Reference price settings

Reference price settings take a number of global variables followed by any number of nested price_group_n dictionaries. price_group_ dictionaries contain their own ID and PDF parameters, as well as any number of nested price_line_m dictionaries which contain the price data.

{
"reference_prices": {
    "country": "Australia",
    "year": 2023,
    "currency_conversion_range": "5 years",
    "currency_conversion_measure": "Median",

    "price_group_1": {
        "ID": "Group 1",
        "MC_PDF": "None",
        "price_line_1": {
            "ID": "Group 1 Line 1",
            "units": "Household",
            "nominal_value" 5.5,
            "currency": "AUS",
            "value_year": 2010,
            "adjustment_factor": 1.1,
            "MC_PDF": "None",
            "comments": "Source: Smith, A.(2011)"}
    }
}

country: string, any of countries listed in the ISO3 data sourced from the World Bank

year: integer, four digit

currency_conversion_range: string, any of 1 year, 2 years, 5 years, 10 years, 20 years, All dates.

currency_conversion_measure: string, any of Median, Mean

price_group_n: dictionary, where n in the number of the price group.

ID: string

price_line_m: dictionary, where m in the number of the price line.

units: string

nominal_value: float

currency: string, any abbreviated countries listed in the ISO3 data sourced from the World Bank

value_year: integer, four digit

adjustment_factor: float

comments: string

Event model settings

The event model settings takes the form of a series of nested dictionaries where event_e are the events and e is the event number, outcome_o are the outcomes where o is the outcome number, and scenario_s are the scenarios where s is the scenario number.

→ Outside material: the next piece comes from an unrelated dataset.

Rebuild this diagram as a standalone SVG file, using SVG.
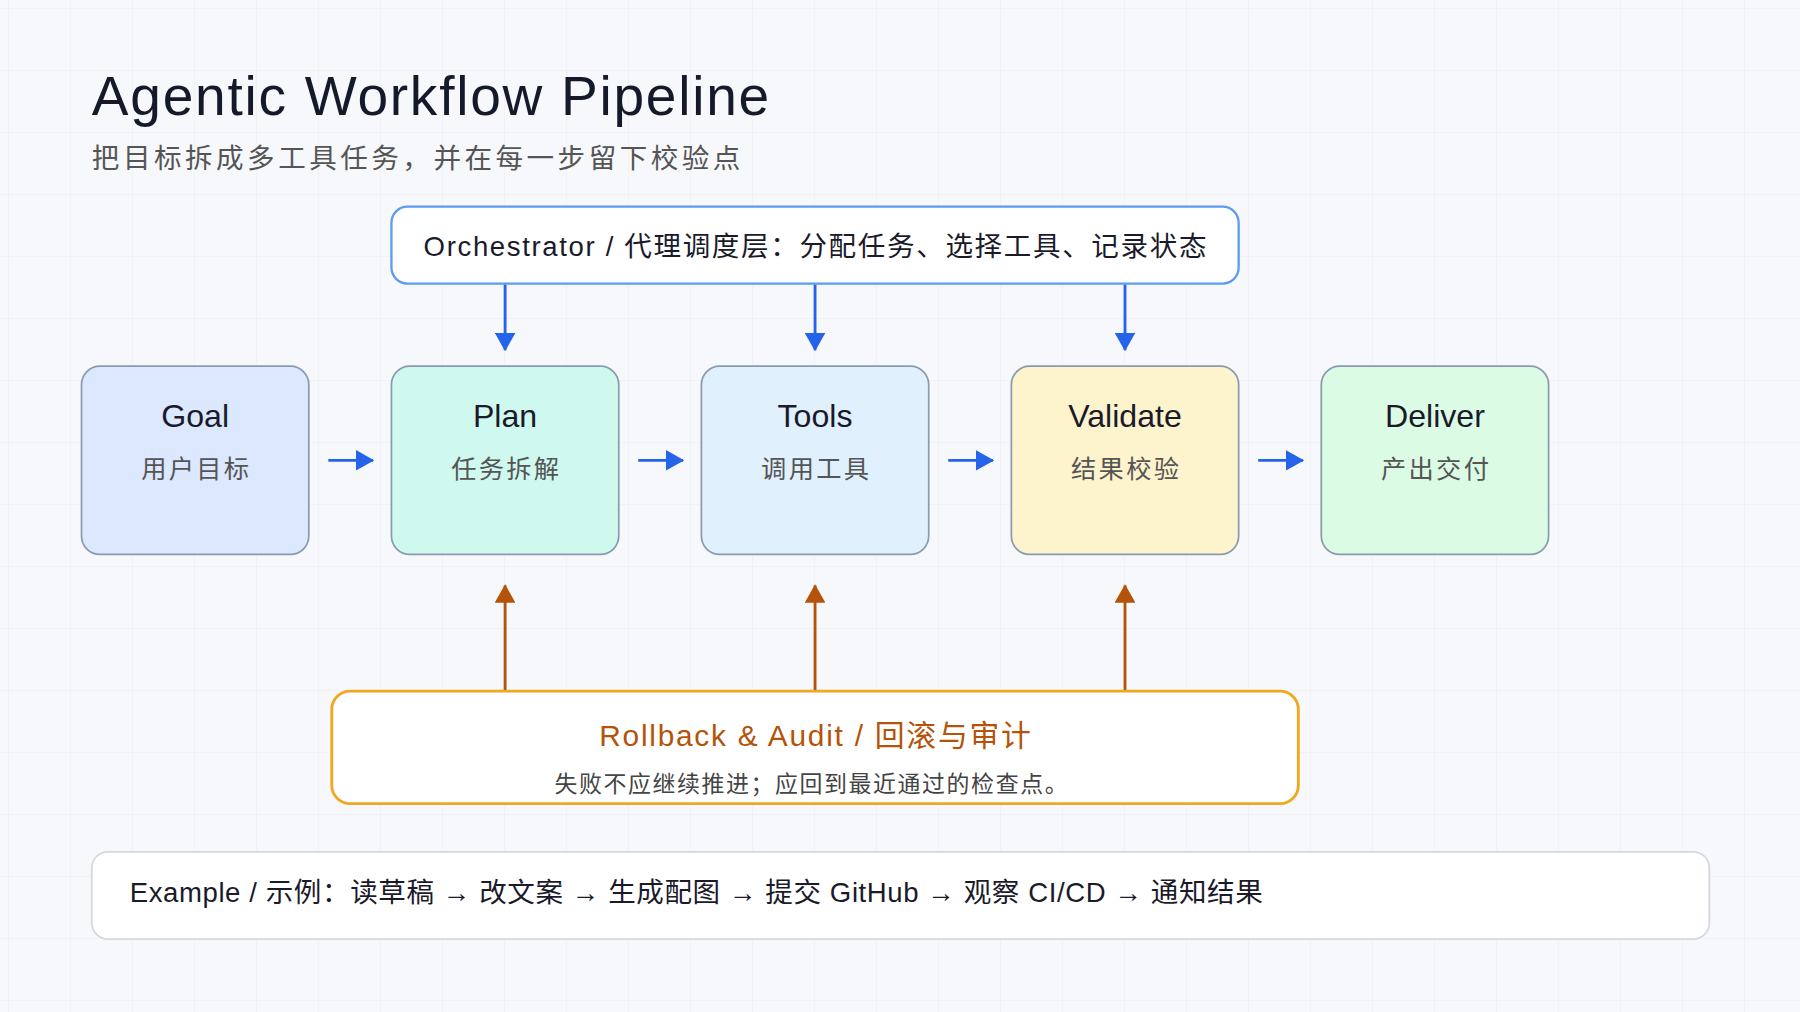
<svg xmlns="http://www.w3.org/2000/svg" width="1800" height="1012" viewBox="0 0 1800 1012">
<defs>
<pattern id="grid" width="62" height="62" patternUnits="userSpaceOnUse" x="8" y="8"><path d="M62 0H0V62" fill="none" stroke="#e9ecf2" stroke-width="1"/></pattern>
<marker id="ab" viewBox="0 0 16 18" refX="15" refY="9" markerWidth="16" markerHeight="18" markerUnits="userSpaceOnUse" orient="auto"><path d="M0 0L16 9L0 18z" fill="#2563eb"/></marker>
<marker id="ao" viewBox="0 0 16 18" refX="15" refY="9" markerWidth="16" markerHeight="18" markerUnits="userSpaceOnUse" orient="auto"><path d="M0 0L16 9L0 18z" fill="#b45309"/></marker>
<style>
text{font-family:"Liberation Sans","Noto Sans CJK SC",sans-serif;text-anchor:middle}
.node{stroke:#8a9bb0;stroke-width:1.5}
.t{font-size:28px;fill:#1a1a2a}
.s{font-size:22px;fill:#555;letter-spacing:2px}
.b{stroke:#2563eb;stroke-width:2.5;fill:none;marker-end:url(#ab)}
.o{stroke:#b45309;stroke-width:2.5;fill:none;marker-end:url(#ao)}
</style>
</defs>
<rect width="1800" height="1012" fill="#f7f8fb"/>
<rect width="1800" height="1012" fill="url(#grid)"/>
<g transform="scale(1.14796)">
<g id="title">
<text x="80" y="100" textLength="590" lengthAdjust="spacing" style="text-anchor:start;font-size:48px;fill:#151a2a">Agentic Workflow Pipeline</text>
<text x="80" y="146" textLength="565" lengthAdjust="spacing" style="text-anchor:start;font-size:24px;fill:#555">把目标拆成多工具任务，并在每一步留下校验点</text>
</g>
<g id="orchestrator">
<rect x="341" y="180" width="738" height="67" rx="14" fill="#fff" stroke="#5b9cf0" stroke-width="2"/>
<text x="369" y="223" textLength="682" lengthAdjust="spacing" style="text-anchor:start;font-size:24px;fill:#1a1a2a">Orchestrator / 代理调度层：分配任务、选择工具、记录状态</text>
</g>
<g id="goal"><rect class="node" x="71" y="319" width="198" height="164" rx="16" fill="#dbe8fd"/><text class="t" x="170" y="372">Goal</text><text class="s" x="171" y="416">用户目标</text></g>
<g id="plan"><rect class="node" x="341" y="319" width="198" height="164" rx="16" fill="#cff8ee"/><text class="t" x="440" y="372">Plan</text><text class="s" x="441" y="416">任务拆解</text></g>
<g id="tools"><rect class="node" x="611" y="319" width="198" height="164" rx="16" fill="#e0f0fd"/><text class="t" x="710" y="372">Tools</text><text class="s" x="711" y="416">调用工具</text></g>
<g id="validate"><rect class="node" x="881" y="319" width="198" height="164" rx="16" fill="#fdf3cc"/><text class="t" x="980" y="372">Validate</text><text class="s" x="981" y="416">结果校验</text></g>
<g id="deliver"><rect class="node" x="1151" y="319" width="198" height="164" rx="16" fill="#dcfbe5"/><text class="t" x="1250" y="372">Deliver</text><text class="s" x="1251" y="416">产出交付</text></g>
<g id="rollback">
<rect x="289" y="602" width="842" height="98" rx="16" fill="#fff" stroke="#f0a820" stroke-width="2.5"/>
<text x="522" y="650" textLength="376" lengthAdjust="spacing" style="text-anchor:start;font-size:26px;fill:#b45309">Rollback &amp; Audit / 回滚与审计</text>
<text x="483" y="690" textLength="447" lengthAdjust="spacing" style="text-anchor:start;font-size:20px;fill:#444">失败不应继续推进；应回到最近通过的检查点。</text>
</g>
<g id="example">
<rect x="80" y="742" width="1409" height="76" rx="14" fill="#fff" stroke="#d3d8e0" stroke-width="1.5"/>
<text x="113" y="786" textLength="987" lengthAdjust="spacing" style="text-anchor:start;font-size:24px;fill:#1a1a2a">Example / 示例：读草稿 → 改文案 → 生成配图 → 提交 GitHub → 观察 CI/CD → 通知结果</text>
</g>
<g id="connectors">
<path class="b" d="M440 248V305"/><path class="b" d="M710 248V305"/><path class="b" d="M980 248V305"/>
<path class="b" d="M286 401H325"/><path class="b" d="M556 401H595"/><path class="b" d="M826 401H865"/><path class="b" d="M1096 401H1135"/>
<path class="o" d="M440 601V510"/><path class="o" d="M710 601V510"/><path class="o" d="M980 601V510"/>
</g>
</g>
</svg>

Refer to section 7.iv for details on how inputs

{
"event_model": {
    "event_1": {
        "ID": "Natural Disaster",
        "event_depends": ""
        "outcome_1":{
            "ID": "Bushfire",
            "scenario_0": {
                "period_range": ["...", "0,10"],
                "outcome_weight: [1.0, 2],
                "periods_without_repeat: 2,
                "max_repeats": "None"},
            "scenario_1": {
                "period_range": ["<<<"],
                "outcome_weight: ["<<<"],
                "periods_without_repeat: "<<<",
                "max_repeats": "<<<"},
            },
        "outcome_2":{
            "ID": "No Bushfire",
            "scenario_0": {
                "period_range": ["...", "0,10"],
                "outcome_weight: [1.0, 1.5],
                "periods_without_repeat: 0,
                "max_repeats": "None"},
            "scenario_1": {
                "period_range": ["<<<"],
                "outcome_weight: ["<<<"],
                "periods_without_repeat: "<<<",
                "max_repeats": "<<<"},
            }
        }
    }
}

event_e: dictionary, where e is the event number.

ID: string

event_depends: string or list of strings, each string must refer to the ID of an outcome within another event.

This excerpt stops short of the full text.